Interpreting Cyclomatic Complexity

Cyclomatic complexity indicates the minimum number of test cases needed to cover each path in a program once. A higher cyclomatic complexity suggests a more complex and potentially error-prone codebase.

Typical Ranges and Their Meaning:

  • 1-10: Low complexity, easy to test and maintain.
  • 11-20: Moderate complexity, code becomes harder to understand and test.
  • 21-50: High complexity, code is difficult to test and error-prone.
  • 50+: Very high complexity, indicating a strong need for refactoring.
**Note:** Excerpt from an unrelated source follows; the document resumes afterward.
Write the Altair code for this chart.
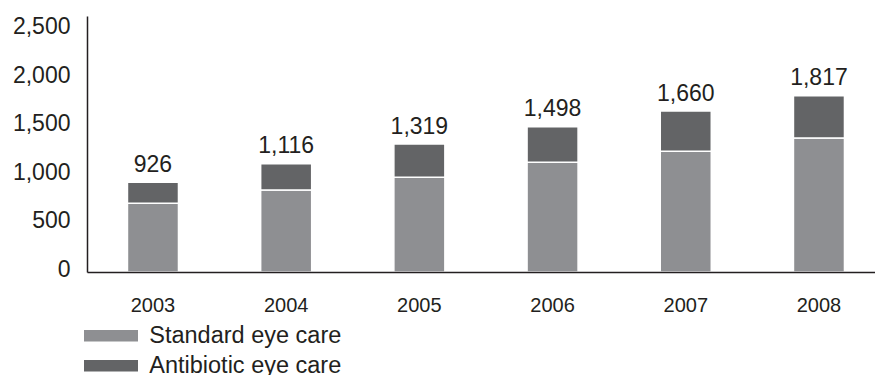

Benefits of Cyclomatic Complexity

By measuring cyclomatic complexity, developers can identify potential maintenance issues early and target specific parts of the code for simplification and refactoring.

 


Dephpend

Dephpend is a static analysis tool for PHP that focuses on analyzing and visualizing dependencies within a codebase. It provides insights into the architecture and structure of PHP projects by identifying the relationships between different components, such as classes and namespaces. Dephpend helps developers understand the coupling and dependencies in their code, which is crucial for maintaining a modular and scalable architecture.

Key Features of Dephpend:

  1. Dependency Graphs: It generates visual representations of how different parts of the application are interconnected.
  2. Architectural Analysis: Dephpend helps ensure that the architecture follows design principles, such as the Dependency Inversion Principle (DIP).
  3. Modularity: It helps identify areas where the code may be too tightly coupled, leading to poor modularity and making the code harder to maintain or extend.
  4. Layer Violations: Dephpend can spot violations where code in higher layers depends on lower layers inappropriately, aiding in cleaner architectural patterns like hexagonal architecture.
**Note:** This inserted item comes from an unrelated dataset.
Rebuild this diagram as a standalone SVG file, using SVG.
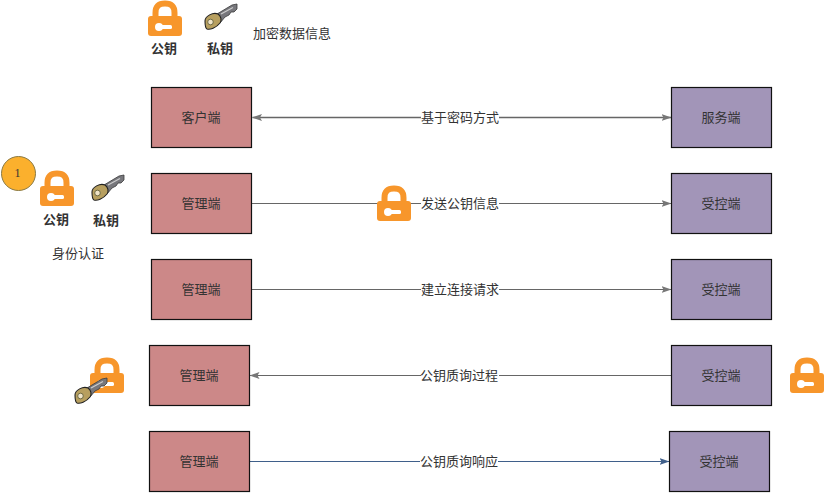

This tool is particularly useful in large codebases where maintaining a clear architecture is essential for scaling and reducing technical debt. By visualizing dependencies, developers can refactor code more confidently and ensure that new additions don't introduce unwanted complexity.

 


Deptrac

Deptrac is a static code analysis tool for PHP applications that helps manage and enforce architectural rules in a codebase. It works by analyzing your project’s dependencies and verifying that these dependencies adhere to predefined architectural boundaries. The main goal of Deptrac is to prevent tightly coupled components and ensure a clear, maintainable structure, especially in larger or growing projects.

Key features of Deptrac:

  1. Layer Definition: It allows you to define layers in your application (e.g., controllers, services, repositories) and specify how these layers are allowed to depend on each other.
  2. Violation Detection: Deptrac detects and reports when a dependency breaks your architectural rules, helping you maintain cleaner boundaries between components.
  3. Customizable Rules: You can customize the rules and layers based on your project’s architecture, allowing for flexibility in different application designs.
  4. Integration with CI/CD: It can be integrated into CI pipelines to automatically enforce architectural rules and ensure long-term code quality.

Deptrac is especially useful in maintaining decoupling and modularity, which is crucial in scaling and refactoring projects. By catching architectural violations early, it helps avoid technical debt accumulation.

 


Composer Unused

Composer Unused is a tool for PHP projects that helps identify unused dependencies in the composer.json file. It allows developers to clean up their list of dependencies and ensure that no unnecessary libraries are lingering in the project, which could bloat the codebase.

Features:

  • Scan for unused dependencies: Composer Unused scans the project's source code and compares the classes and functions actually used with the dependencies defined in composer.json.
  • List unused packages: It lists all the packages that are declared as dependencies in the composer.json but are not used in the project code.
  • Clean up composer.json: The tool helps identify and remove unused dependencies, making the project leaner and more efficient.

Usage:

Composer Unused is typically used in PHP projects to ensure that only the necessary dependencies are included. This can lead to better performance and reduced maintenance effort by eliminating unnecessary libraries.